▶ [Exercise brief]
Write the listing below out again exactly, dropping the images.
-------------------------
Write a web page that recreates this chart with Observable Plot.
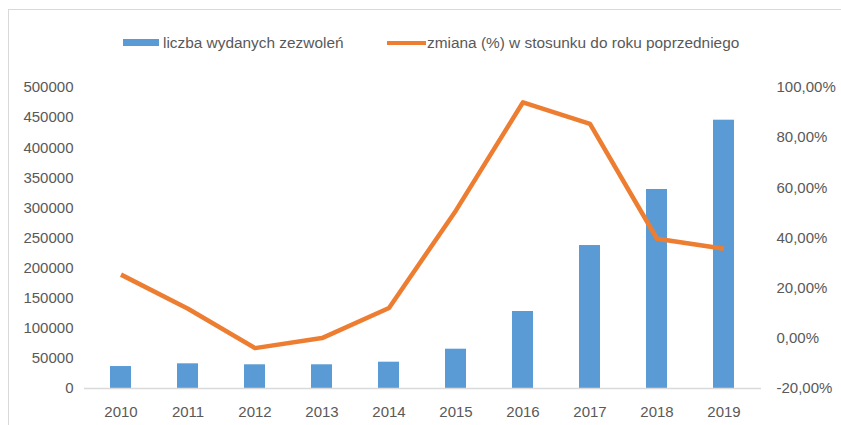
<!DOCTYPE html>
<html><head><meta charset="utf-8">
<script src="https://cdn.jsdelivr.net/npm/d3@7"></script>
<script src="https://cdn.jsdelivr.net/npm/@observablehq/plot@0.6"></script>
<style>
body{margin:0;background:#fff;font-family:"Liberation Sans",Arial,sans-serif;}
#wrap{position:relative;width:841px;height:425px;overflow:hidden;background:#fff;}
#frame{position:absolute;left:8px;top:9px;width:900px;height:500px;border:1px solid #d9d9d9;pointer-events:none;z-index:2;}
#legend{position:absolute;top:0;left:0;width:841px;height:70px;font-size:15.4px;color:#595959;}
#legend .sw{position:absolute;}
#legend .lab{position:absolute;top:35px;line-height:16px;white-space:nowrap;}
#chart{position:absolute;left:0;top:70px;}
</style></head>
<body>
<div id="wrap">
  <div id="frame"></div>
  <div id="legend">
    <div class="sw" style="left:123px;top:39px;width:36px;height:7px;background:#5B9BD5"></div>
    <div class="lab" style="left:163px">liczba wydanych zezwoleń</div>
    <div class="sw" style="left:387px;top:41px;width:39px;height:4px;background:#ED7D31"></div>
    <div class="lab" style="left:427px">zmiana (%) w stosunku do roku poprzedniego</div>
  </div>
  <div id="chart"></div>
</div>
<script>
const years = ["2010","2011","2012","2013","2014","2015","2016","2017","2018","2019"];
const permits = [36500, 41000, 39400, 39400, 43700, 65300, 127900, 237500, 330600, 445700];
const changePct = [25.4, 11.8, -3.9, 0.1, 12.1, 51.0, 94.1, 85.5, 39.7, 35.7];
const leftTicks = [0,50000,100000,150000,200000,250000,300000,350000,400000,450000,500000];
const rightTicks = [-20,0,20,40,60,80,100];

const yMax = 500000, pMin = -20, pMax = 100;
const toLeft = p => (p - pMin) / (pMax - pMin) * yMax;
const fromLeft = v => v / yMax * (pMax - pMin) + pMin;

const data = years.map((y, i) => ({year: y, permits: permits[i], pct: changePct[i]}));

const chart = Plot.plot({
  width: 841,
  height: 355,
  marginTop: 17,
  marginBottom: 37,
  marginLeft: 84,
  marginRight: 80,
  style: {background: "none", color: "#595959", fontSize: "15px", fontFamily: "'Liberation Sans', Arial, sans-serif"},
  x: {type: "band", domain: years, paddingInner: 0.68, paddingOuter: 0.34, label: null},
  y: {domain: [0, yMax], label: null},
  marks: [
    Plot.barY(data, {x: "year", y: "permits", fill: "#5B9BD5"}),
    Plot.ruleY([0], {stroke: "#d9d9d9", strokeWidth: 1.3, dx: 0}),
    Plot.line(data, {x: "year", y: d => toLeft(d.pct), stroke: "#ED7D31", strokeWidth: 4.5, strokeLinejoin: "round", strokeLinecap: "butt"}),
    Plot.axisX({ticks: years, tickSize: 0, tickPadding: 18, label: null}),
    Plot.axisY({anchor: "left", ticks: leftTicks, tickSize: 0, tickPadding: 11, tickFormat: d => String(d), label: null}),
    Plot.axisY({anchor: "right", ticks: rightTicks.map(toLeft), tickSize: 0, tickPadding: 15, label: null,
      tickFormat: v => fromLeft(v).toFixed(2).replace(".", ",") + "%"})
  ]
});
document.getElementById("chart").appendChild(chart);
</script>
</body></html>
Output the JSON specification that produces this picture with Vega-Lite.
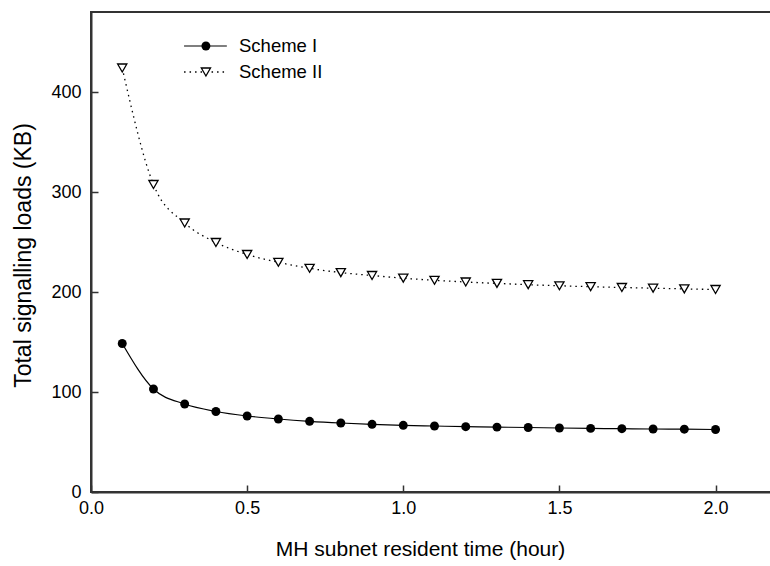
-------------------------
▶ [Solution for this exercise]
Write a web page that recreates this chart with Observable Plot.
<!DOCTYPE html>
<html><head><meta charset="utf-8">
<script src="https://cdn.jsdelivr.net/npm/d3@7"></script>
<script src="https://cdn.jsdelivr.net/npm/@observablehq/plot@0.6"></script>
<style>
body{margin:0;background:#fff;font-family:"Liberation Sans",Arial,sans-serif;}
#wrap{position:relative;width:841px;height:425px;overflow:hidden;background:#fff;}
#frame{position:absolute;left:8px;top:9px;width:900px;height:500px;border:1px solid #d9d9d9;pointer-events:none;z-index:2;}
#legend{position:absolute;top:0;left:0;width:841px;height:70px;font-size:15.4px;color:#595959;}
#legend .sw{position:absolute;}
#legend .lab{position:absolute;top:35px;line-height:16px;white-space:nowrap;}
#chart{position:absolute;left:0;top:70px;}
</style></head>
<body>
<div id="wrap">
  <div id="frame"></div>
  <div id="legend">
    <div class="sw" style="left:123px;top:39px;width:36px;height:7px;background:#5B9BD5"></div>
    <div class="lab" style="left:163px">liczba wydanych zezwoleń</div>
    <div class="sw" style="left:387px;top:41px;width:39px;height:4px;background:#ED7D31"></div>
    <div class="lab" style="left:427px">zmiana (%) w stosunku do roku poprzedniego</div>
  </div>
  <div id="chart"></div>
</div>
<script>
const years = ["2010","2011","2012","2013","2014","2015","2016","2017","2018","2019"];
const permits = [36500, 41000, 39400, 39400, 43700, 65300, 127900, 237500, 330600, 445700];
const changePct = [25.4, 11.8, -3.9, 0.1, 12.1, 51.0, 94.1, 85.5, 39.7, 35.7];
const leftTicks = [0,50000,100000,150000,200000,250000,300000,350000,400000,450000,500000];
const rightTicks = [-20,0,20,40,60,80,100];

const yMax = 500000, pMin = -20, pMax = 100;
const toLeft = p => (p - pMin) / (pMax - pMin) * yMax;
const fromLeft = v => v / yMax * (pMax - pMin) + pMin;

const data = years.map((y, i) => ({year: y, permits: permits[i], pct: changePct[i]}));

const chart = Plot.plot({
  width: 841,
  height: 355,
  marginTop: 17,
  marginBottom: 37,
  marginLeft: 84,
  marginRight: 80,
  style: {background: "none", color: "#595959", fontSize: "15px", fontFamily: "'Liberation Sans', Arial, sans-serif"},
  x: {type: "band", domain: years, paddingInner: 0.68, paddingOuter: 0.34, label: null},
  y: {domain: [0, yMax], label: null},
  marks: [
    Plot.barY(data, {x: "year", y: "permits", fill: "#5B9BD5"}),
    Plot.ruleY([0], {stroke: "#d9d9d9", strokeWidth: 1.3, dx: 0}),
    Plot.line(data, {x: "year", y: d => toLeft(d.pct), stroke: "#ED7D31", strokeWidth: 4.5, strokeLinejoin: "round", strokeLinecap: "butt"}),
    Plot.axisX({ticks: years, tickSize: 0, tickPadding: 18, label: null}),
    Plot.axisY({anchor: "left", ticks: leftTicks, tickSize: 0, tickPadding: 11, tickFormat: d => String(d), label: null}),
    Plot.axisY({anchor: "right", ticks: rightTicks.map(toLeft), tickSize: 0, tickPadding: 15, label: null,
      tickFormat: v => fromLeft(v).toFixed(2).replace(".", ",") + "%"})
  ]
});
document.getElementById("chart").appendChild(chart);
</script>
</body></html>
Output the JSON specification that produces this picture with Vega-Lite.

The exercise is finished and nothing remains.